I can’t find my glasses. They were here, on the table at the front next to the glass of water. I pat the front of my face and the top of my head in the version of the New Zealand Rugby Haka that all spectacle-wearers adopt when they can’t locate their bins. Not there. Not in my pocket. The person who is going to walk with me to the station to make sure I catch my train is looking anxious because we need to be going soon. So she and the other organisers and the caretaker are deployed on a glasses-hunt; I empty my bag. I pat my head again. I look, for some reason, behind a door that was never opened during my talk and a brush falls out, startling us all. The caretaker, who isn’t in the first flush of youth, is gamely bending over and looking under all the seats in the lecture theatre as though my glasses might have wandered off my face and into the body of the hall to hear what I had to say. His bald and kindly head goes from pale to red to puce and I harbour fears that he might explode. He resurfaces, sweating and giving me a “thumbs down” sign.

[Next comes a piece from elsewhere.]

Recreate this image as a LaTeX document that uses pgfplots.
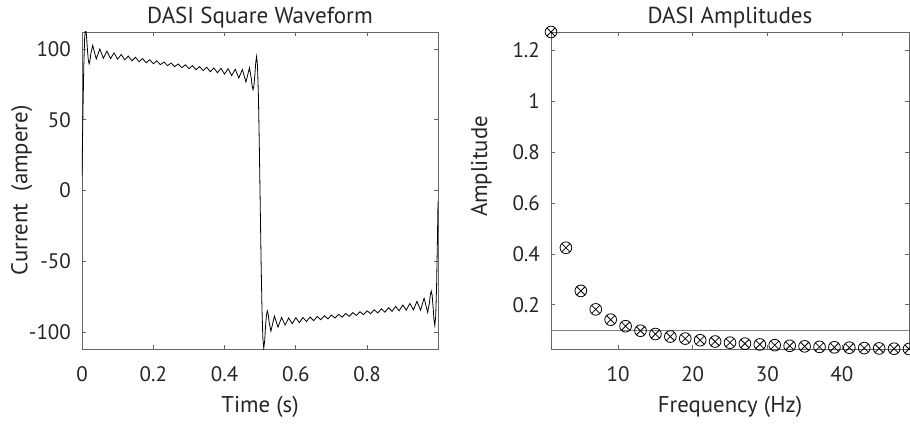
\documentclass[border=0pt]{standalone}
\usepackage{fontspec}
\setmainfont{PT Sans}
\usepackage{pgfplots}
\pgfplotsset{compat=1.18}
\definecolor{axgray}{gray}{0.4}
\definecolor{txt}{gray}{0.15}
\pgfplotsset{
  mystyle/.style={
    scale only axis,
    tick align=inside,
    xtick pos=both, ytick pos=both,
    xticklabel pos=lower, yticklabel pos=left,
    major tick length=2.7pt,
    axis line style={axgray, line width=0.5pt},
    tick style={axgray, line width=0.5pt},
    every tick label/.append style={font=\fontsize{15.75}{16}\selectfont, text=txt},
    xticklabel style={yshift=-9.3pt},
    yticklabel style={xshift=-4.8pt},
    title style={at={(axis description cs:0.5,1)}, anchor=base, yshift=0pt, font=\fontsize{17.3}{18}\selectfont, text=txt},
    xlabel style={at={(axis description cs:0.5,0)}, anchor=base, yshift=-47.8pt, font=\fontsize{17.1}{18}\selectfont, text=txt},
    ylabel style={font=\fontsize{17.1}{18}\selectfont, text=txt},
  }
}
\pgfplotstableread{
t y
0 10.0
0.0025 52.8
0.005 87.5
0.0075 108.2
0.01 114.5
0.0125 109.8
0.015 100.5
0.0175 92.6
0.02 89.5
0.0225 91.8
0.025 97.0
0.03 102.5
0.04 92.9
0.05 100.0
0.06 93.4
0.07 98.5
0.08 93.2
0.09 97.2
0.10 92.8
0.11 96.1
0.12 92.3
0.13 95.0
0.14 91.6
0.15 94.1
0.16 91.0
0.17 93.2
0.18 90.3
0.19 92.4
0.20 89.6
0.21 91.6
0.22 88.9
0.23 90.8
0.24 88.2
0.25 90.1
0.26 87.5
0.27 89.4
0.28 86.8
0.29 88.8
0.30 86.1
0.31 88.2
0.32 85.4
0.33 87.6
0.34 84.7
0.35 87.1
0.36 83.9
0.37 86.6
0.38 83.2
0.39 86.3
0.40 82.3
0.41 86.0
0.42 81.2
0.43 85.7
0.44 79.5
0.45 85.5
0.46 76.7
0.47 86.6
0.475 79.3
0.4775 73.8
0.48 71.3
0.4825 74.1
0.485 81.5
0.4875 90.3
0.49 94.7
0.4925 88.1
0.495 67.3
0.4975 32.9
0.5 -8.0
0.5025 -49.5
0.505 -83.0
0.5075 -104.5
0.51 -111.5
0.5125 -106.4
0.515 -96.1
0.5175 -88.3
0.52 -85.2
0.5225 -87.5
0.525 -92.7
0.53 -99.4
0.54 -88.7
0.55 -96.6
0.56 -89.7
0.57 -95.1
0.58 -90.0
0.59 -94.1
0.60 -89.9
0.61 -93.4
0.62 -89.7
0.63 -92.6
0.64 -89.4
0.65 -92.0
0.66 -89.0
0.67 -91.3
0.68 -88.5
0.69 -90.7
0.70 -88.0
0.71 -90.1
0.72 -87.5
0.73 -89.5
0.74 -86.9
0.75 -88.9
0.76 -86.3
0.77 -88.3
0.78 -85.7
0.79 -87.7
0.80 -85.0
0.81 -87.1
0.82 -84.3
0.83 -86.5
0.84 -83.6
0.85 -86.0
0.86 -82.8
0.87 -85.4
0.88 -81.9
0.89 -85.0
0.90 -80.9
0.91 -84.5
0.92 -79.8
0.93 -84.3
0.94 -78.3
0.95 -84.6
0.96 -76.1
0.97 -86.2
0.975 -79.1
0.9775 -73.7
0.98 -71.1
0.9825 -74.1
0.985 -81.7
0.9875 -90.9
0.99 -95.3
0.9925 -88.9
0.995 -67.9
0.9975 -33.1
0.999 -7.7
}\wavedata
\pgfplotstableread{
f a
1 1.2732
3 0.4244
5 0.2546
7 0.1819
9 0.1415
11 0.1157
13 0.0979
15 0.0849
17 0.0749
19 0.0670
21 0.0606
23 0.0554
25 0.0509
27 0.0472
29 0.0439
31 0.0411
33 0.0386
35 0.0364
37 0.0344
39 0.0326
41 0.0311
43 0.0296
45 0.0283
47 0.0271
49 0.0260
}\ampdata
\begin{document}
\begin{tikzpicture}
\useasboundingbox (0,0) rectangle (682.5pt,318.75pt);
\begin{axis}[
  mystyle,
  at={(61.5pt,57pt)}, anchor=south west,
  width=267pt, height=237.75pt,
  xmin=0, xmax=0.999, ymin=-112, ymax=112,
  xtick={0,0.2,0.4,0.6,0.8}, xticklabels={0,0.2,0.4,0.6,0.8},
  ytick={-100,-50,0,50,100}, yticklabels={-100,-50,0,50,100},
  title={DASI Square Waveform},
  xlabel={Time (s)},
  ylabel={Current\ \ (ampere)},
  ylabel style={at={(axis description cs:0,0.5)}, anchor=base, yshift=41pt},
]
\addplot[black, line width=0.6pt] table[x=t, y=y] {\wavedata};
\end{axis}
\begin{axis}[
  mystyle,
  at={(413.25pt,57pt)}, anchor=south west,
  width=268.5pt, height=237.75pt,
  xmin=1, xmax=49, ymin=0.026, ymax=1.2732,
  clip=false,
  xtick={10,20,30,40}, xticklabels={10,20,30,40},
  ytick={0.2,0.4,0.6,0.8,1,1.2}, yticklabels={0.2,0.4,0.6,0.8,1,1.2},
  title={DASI Amplitudes},
  xlabel={Frequency (Hz)},
  ylabel={Amplitude},
  ylabel style={at={(axis description cs:0,0.5)}, anchor=base, yshift=48pt, xshift=18pt},
]
\addplot[gray, line width=0.6pt] coordinates {(1,0.1) (49,0.1)};
\addplot[only marks, mark=otimes, mark size=4.4pt, black, mark options={line width=0.6pt}] table[x=f, y=a] {\ampdata};
\end{axis}
\end{tikzpicture}
\end{document}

The organiser is explaining that we have to be off very soon. I trawl through my bag one last time like a guard at the Lancashire/Yorkshire border crossing looking for people trying to smuggle The Yorkshire Post in. Or out. The evening is reaching a moment of crisis, a tipping point. I need my glasses to make my way in the world. I need to catch the train but I need my glasses for the journey and tomorrow and the day after and the day after that. The evening is rushing towards what the old Mexborough Philosophers called “a nexus of crisis”; in other words, go home and leave the glasses or stay and miss the train.
For some reason, one of the organisers seems to have a padded envelope about her person; “We can post them back in this,” she says triumphantly. “We can write ‘fragile’ on it,” she adds, seeing my worried look.
Then something happens that seems almost unbelievable but I assure you it’s true; a man comes into the room wearing my glasses. He looks a bit like me anyway but he looks more like me with my glasses on. He’s stumbling about and he’s almost bumping into things. “There’s something wrong with my eyes!” he says, apocalyptically, just missing the table at the front of the room.
“I’ll tell you what’s wrong with your eyes,” I say, laughing with relief, “they’ve got my glasses on!” He reaches up, pulls my glasses off his head and locates his own in his top pocket and puts them on with one swift movement. It’s a miracle of sorts. He passes me my glasses and the world looks a clearer place.
And the moral: believe that the best will happen and it will!